**Aim**
Your task is to repeat all of the data exactly while excluding the pictures.

**Collected data**
********************

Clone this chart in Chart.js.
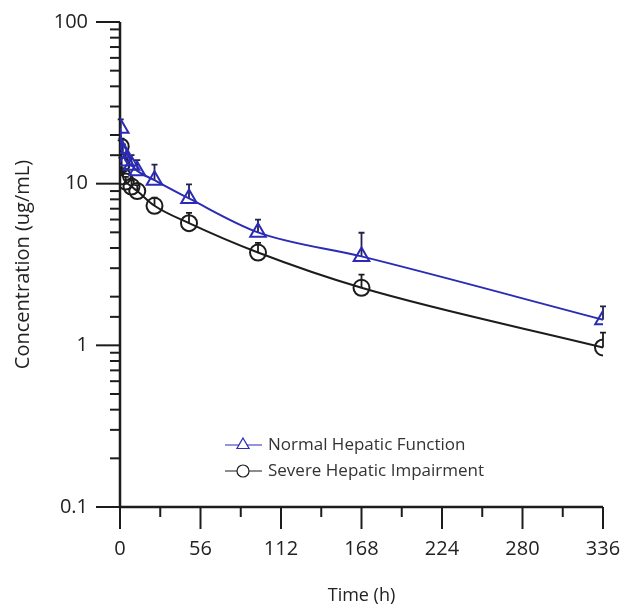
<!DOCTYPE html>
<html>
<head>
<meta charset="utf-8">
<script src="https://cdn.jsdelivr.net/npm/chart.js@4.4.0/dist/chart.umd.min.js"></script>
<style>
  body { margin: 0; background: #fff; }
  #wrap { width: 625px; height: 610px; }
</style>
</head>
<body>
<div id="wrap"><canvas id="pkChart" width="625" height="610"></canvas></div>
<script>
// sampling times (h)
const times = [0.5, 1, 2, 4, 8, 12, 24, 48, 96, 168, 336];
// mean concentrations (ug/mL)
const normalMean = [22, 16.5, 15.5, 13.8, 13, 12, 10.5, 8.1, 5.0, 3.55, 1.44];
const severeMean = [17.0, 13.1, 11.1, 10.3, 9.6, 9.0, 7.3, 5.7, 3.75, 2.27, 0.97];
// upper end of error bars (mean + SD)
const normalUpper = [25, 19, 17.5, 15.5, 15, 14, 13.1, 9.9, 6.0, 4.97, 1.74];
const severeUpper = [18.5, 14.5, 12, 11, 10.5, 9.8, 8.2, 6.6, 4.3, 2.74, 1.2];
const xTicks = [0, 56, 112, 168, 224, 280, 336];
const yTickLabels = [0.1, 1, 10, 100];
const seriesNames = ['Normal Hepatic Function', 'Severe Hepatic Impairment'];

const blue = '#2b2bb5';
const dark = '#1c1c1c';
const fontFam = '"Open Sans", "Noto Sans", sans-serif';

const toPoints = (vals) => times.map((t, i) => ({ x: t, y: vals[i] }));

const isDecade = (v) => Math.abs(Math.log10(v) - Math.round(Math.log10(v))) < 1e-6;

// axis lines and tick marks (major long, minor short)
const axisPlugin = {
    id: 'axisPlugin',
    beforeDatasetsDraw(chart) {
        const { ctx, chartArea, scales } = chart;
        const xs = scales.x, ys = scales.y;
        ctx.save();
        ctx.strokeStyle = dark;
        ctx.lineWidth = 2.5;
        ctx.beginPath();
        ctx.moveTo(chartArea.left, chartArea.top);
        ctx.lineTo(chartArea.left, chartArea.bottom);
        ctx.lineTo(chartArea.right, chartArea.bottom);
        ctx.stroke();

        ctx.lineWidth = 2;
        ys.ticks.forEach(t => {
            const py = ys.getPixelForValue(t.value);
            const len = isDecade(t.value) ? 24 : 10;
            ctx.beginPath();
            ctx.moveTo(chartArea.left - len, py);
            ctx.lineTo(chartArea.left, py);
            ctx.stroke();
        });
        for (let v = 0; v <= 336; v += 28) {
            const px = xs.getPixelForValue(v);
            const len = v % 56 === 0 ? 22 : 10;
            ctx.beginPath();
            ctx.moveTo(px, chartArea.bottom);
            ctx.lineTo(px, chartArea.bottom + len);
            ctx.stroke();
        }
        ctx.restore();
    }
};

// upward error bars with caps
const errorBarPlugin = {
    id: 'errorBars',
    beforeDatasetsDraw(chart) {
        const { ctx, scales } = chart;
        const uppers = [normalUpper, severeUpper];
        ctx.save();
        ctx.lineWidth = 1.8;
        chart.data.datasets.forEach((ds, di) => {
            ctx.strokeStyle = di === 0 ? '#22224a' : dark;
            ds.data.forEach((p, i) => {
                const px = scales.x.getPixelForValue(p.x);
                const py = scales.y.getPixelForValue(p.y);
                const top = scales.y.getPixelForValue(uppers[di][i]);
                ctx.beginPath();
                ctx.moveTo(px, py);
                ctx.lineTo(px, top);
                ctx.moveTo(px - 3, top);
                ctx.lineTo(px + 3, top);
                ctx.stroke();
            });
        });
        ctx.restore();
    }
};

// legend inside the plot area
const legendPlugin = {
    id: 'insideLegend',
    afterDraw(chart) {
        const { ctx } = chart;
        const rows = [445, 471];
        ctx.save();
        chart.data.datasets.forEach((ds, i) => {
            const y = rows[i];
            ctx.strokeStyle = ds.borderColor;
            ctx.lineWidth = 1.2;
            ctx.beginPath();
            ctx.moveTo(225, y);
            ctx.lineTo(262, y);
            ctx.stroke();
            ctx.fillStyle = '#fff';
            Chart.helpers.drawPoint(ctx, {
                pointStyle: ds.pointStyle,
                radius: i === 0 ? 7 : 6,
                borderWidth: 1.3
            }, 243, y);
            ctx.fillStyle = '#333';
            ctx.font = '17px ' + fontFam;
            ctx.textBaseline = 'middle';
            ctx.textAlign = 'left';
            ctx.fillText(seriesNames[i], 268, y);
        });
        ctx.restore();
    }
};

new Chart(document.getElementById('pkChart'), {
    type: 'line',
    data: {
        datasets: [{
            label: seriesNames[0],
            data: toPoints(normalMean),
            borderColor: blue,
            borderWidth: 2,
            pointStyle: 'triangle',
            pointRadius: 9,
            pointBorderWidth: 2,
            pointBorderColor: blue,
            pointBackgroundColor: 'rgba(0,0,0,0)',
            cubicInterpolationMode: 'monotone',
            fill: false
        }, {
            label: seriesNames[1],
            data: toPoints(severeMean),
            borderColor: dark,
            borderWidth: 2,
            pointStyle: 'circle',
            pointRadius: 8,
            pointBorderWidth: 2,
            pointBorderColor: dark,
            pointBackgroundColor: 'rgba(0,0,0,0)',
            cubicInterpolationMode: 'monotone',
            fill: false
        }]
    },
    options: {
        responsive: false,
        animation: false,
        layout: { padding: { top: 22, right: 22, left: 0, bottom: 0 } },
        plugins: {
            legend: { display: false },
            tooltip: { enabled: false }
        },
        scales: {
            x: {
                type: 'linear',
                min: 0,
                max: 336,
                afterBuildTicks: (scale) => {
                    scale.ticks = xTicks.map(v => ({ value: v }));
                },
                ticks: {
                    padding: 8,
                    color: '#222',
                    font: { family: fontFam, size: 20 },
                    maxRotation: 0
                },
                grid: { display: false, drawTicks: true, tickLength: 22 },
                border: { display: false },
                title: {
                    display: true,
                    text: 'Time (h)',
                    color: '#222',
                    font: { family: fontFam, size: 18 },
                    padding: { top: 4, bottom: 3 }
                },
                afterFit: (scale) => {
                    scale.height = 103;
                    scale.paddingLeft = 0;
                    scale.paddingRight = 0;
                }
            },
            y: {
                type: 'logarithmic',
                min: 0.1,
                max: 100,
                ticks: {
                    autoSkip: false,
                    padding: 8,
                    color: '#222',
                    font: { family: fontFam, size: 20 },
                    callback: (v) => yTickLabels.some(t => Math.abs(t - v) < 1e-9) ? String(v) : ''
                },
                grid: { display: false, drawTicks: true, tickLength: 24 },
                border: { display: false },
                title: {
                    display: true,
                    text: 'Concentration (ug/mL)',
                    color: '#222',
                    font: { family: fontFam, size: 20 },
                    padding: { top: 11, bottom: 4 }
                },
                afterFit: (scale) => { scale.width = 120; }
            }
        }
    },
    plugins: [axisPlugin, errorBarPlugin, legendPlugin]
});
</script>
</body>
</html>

********************

**Solution to this exercise**
Clone this chart in Chart.js.
<!DOCTYPE html>
<html>
<head>
<meta charset="utf-8">
<script src="https://cdn.jsdelivr.net/npm/chart.js@4.4.0/dist/chart.umd.min.js"></script>
<style>
  body { margin: 0; background: #fff; }
  #wrap { width: 625px; height: 610px; }
</style>
</head>
<body>
<div id="wrap"><canvas id="pkChart" width="625" height="610"></canvas></div>
<script>
// sampling times (h)
const times = [0.5, 1, 2, 4, 8, 12, 24, 48, 96, 168, 336];
// mean concentrations (ug/mL)
const normalMean = [22, 16.5, 15.5, 13.8, 13, 12, 10.5, 8.1, 5.0, 3.55, 1.44];
const severeMean = [17.0, 13.1, 11.1, 10.3, 9.6, 9.0, 7.3, 5.7, 3.75, 2.27, 0.97];
// upper end of error bars (mean + SD)
const normalUpper = [25, 19, 17.5, 15.5, 15, 14, 13.1, 9.9, 6.0, 4.97, 1.74];
const severeUpper = [18.5, 14.5, 12, 11, 10.5, 9.8, 8.2, 6.6, 4.3, 2.74, 1.2];
const xTicks = [0, 56, 112, 168, 224, 280, 336];
const yTickLabels = [0.1, 1, 10, 100];
const seriesNames = ['Normal Hepatic Function', 'Severe Hepatic Impairment'];

const blue = '#2b2bb5';
const dark = '#1c1c1c';
const fontFam = '"Open Sans", "Noto Sans", sans-serif';

const toPoints = (vals) => times.map((t, i) => ({ x: t, y: vals[i] }));

const isDecade = (v) => Math.abs(Math.log10(v) - Math.round(Math.log10(v))) < 1e-6;

// axis lines and tick marks (major long, minor short)
const axisPlugin = {
    id: 'axisPlugin',
    beforeDatasetsDraw(chart) {
        const { ctx, chartArea, scales } = chart;
        const xs = scales.x, ys = scales.y;
        ctx.save();
        ctx.strokeStyle = dark;
        ctx.lineWidth = 2.5;
        ctx.beginPath();
        ctx.moveTo(chartArea.left, chartArea.top);
        ctx.lineTo(chartArea.left, chartArea.bottom);
        ctx.lineTo(chartArea.right, chartArea.bottom);
        ctx.stroke();

        ctx.lineWidth = 2;
        ys.ticks.forEach(t => {
            const py = ys.getPixelForValue(t.value);
            const len = isDecade(t.value) ? 24 : 10;
            ctx.beginPath();
            ctx.moveTo(chartArea.left - len, py);
            ctx.lineTo(chartArea.left, py);
            ctx.stroke();
        });
        for (let v = 0; v <= 336; v += 28) {
            const px = xs.getPixelForValue(v);
            const len = v % 56 === 0 ? 22 : 10;
            ctx.beginPath();
            ctx.moveTo(px, chartArea.bottom);
            ctx.lineTo(px, chartArea.bottom + len);
            ctx.stroke();
        }
        ctx.restore();
    }
};

// upward error bars with caps
const errorBarPlugin = {
    id: 'errorBars',
    beforeDatasetsDraw(chart) {
        const { ctx, scales } = chart;
        const uppers = [normalUpper, severeUpper];
        ctx.save();
        ctx.lineWidth = 1.8;
        chart.data.datasets.forEach((ds, di) => {
            ctx.strokeStyle = di === 0 ? '#22224a' : dark;
            ds.data.forEach((p, i) => {
                const px = scales.x.getPixelForValue(p.x);
                const py = scales.y.getPixelForValue(p.y);
                const top = scales.y.getPixelForValue(uppers[di][i]);
                ctx.beginPath();
                ctx.moveTo(px, py);
                ctx.lineTo(px, top);
                ctx.moveTo(px - 3, top);
                ctx.lineTo(px + 3, top);
                ctx.stroke();
            });
        });
        ctx.restore();
    }
};

// legend inside the plot area
const legendPlugin = {
    id: 'insideLegend',
    afterDraw(chart) {
        const { ctx } = chart;
        const rows = [445, 471];
        ctx.save();
        chart.data.datasets.forEach((ds, i) => {
            const y = rows[i];
            ctx.strokeStyle = ds.borderColor;
            ctx.lineWidth = 1.2;
            ctx.beginPath();
            ctx.moveTo(225, y);
            ctx.lineTo(262, y);
            ctx.stroke();
            ctx.fillStyle = '#fff';
            Chart.helpers.drawPoint(ctx, {
                pointStyle: ds.pointStyle,
                radius: i === 0 ? 7 : 6,
                borderWidth: 1.3
            }, 243, y);
            ctx.fillStyle = '#333';
            ctx.font = '17px ' + fontFam;
            ctx.textBaseline = 'middle';
            ctx.textAlign = 'left';
            ctx.fillText(seriesNames[i], 268, y);
        });
        ctx.restore();
    }
};

new Chart(document.getElementById('pkChart'), {
    type: 'line',
    data: {
        datasets: [{
            label: seriesNames[0],
            data: toPoints(normalMean),
            borderColor: blue,
            borderWidth: 2,
            pointStyle: 'triangle',
            pointRadius: 9,
            pointBorderWidth: 2,
            pointBorderColor: blue,
            pointBackgroundColor: 'rgba(0,0,0,0)',
            cubicInterpolationMode: 'monotone',
            fill: false
        }, {
            label: seriesNames[1],
            data: toPoints(severeMean),
            borderColor: dark,
            borderWidth: 2,
            pointStyle: 'circle',
            pointRadius: 8,
            pointBorderWidth: 2,
            pointBorderColor: dark,
            pointBackgroundColor: 'rgba(0,0,0,0)',
            cubicInterpolationMode: 'monotone',
            fill: false
        }]
    },
    options: {
        responsive: false,
        animation: false,
        layout: { padding: { top: 22, right: 22, left: 0, bottom: 0 } },
        plugins: {
            legend: { display: false },
            tooltip: { enabled: false }
        },
        scales: {
            x: {
                type: 'linear',
                min: 0,
                max: 336,
                afterBuildTicks: (scale) => {
                    scale.ticks = xTicks.map(v => ({ value: v }));
                },
                ticks: {
                    padding: 8,
                    color: '#222',
                    font: { family: fontFam, size: 20 },
                    maxRotation: 0
                },
                grid: { display: false, drawTicks: true, tickLength: 22 },
                border: { display: false },
                title: {
                    display: true,
                    text: 'Time (h)',
                    color: '#222',
                    font: { family: fontFam, size: 18 },
                    padding: { top: 4, bottom: 3 }
                },
                afterFit: (scale) => {
                    scale.height = 103;
                    scale.paddingLeft = 0;
                    scale.paddingRight = 0;
                }
            },
            y: {
                type: 'logarithmic',
                min: 0.1,
                max: 100,
                ticks: {
                    autoSkip: false,
                    padding: 8,
                    color: '#222',
                    font: { family: fontFam, size: 20 },
                    callback: (v) => yTickLabels.some(t => Math.abs(t - v) < 1e-9) ? String(v) : ''
                },
                grid: { display: false, drawTicks: true, tickLength: 24 },
                border: { display: false },
                title: {
                    display: true,
                    text: 'Concentration (ug/mL)',
                    color: '#222',
                    font: { family: fontFam, size: 20 },
                    padding: { top: 11, bottom: 4 }
                },
                afterFit: (scale) => { scale.width = 120; }
            }
        }
    },
    plugins: [axisPlugin, errorBarPlugin, legendPlugin]
});
</script>
</body>
</html>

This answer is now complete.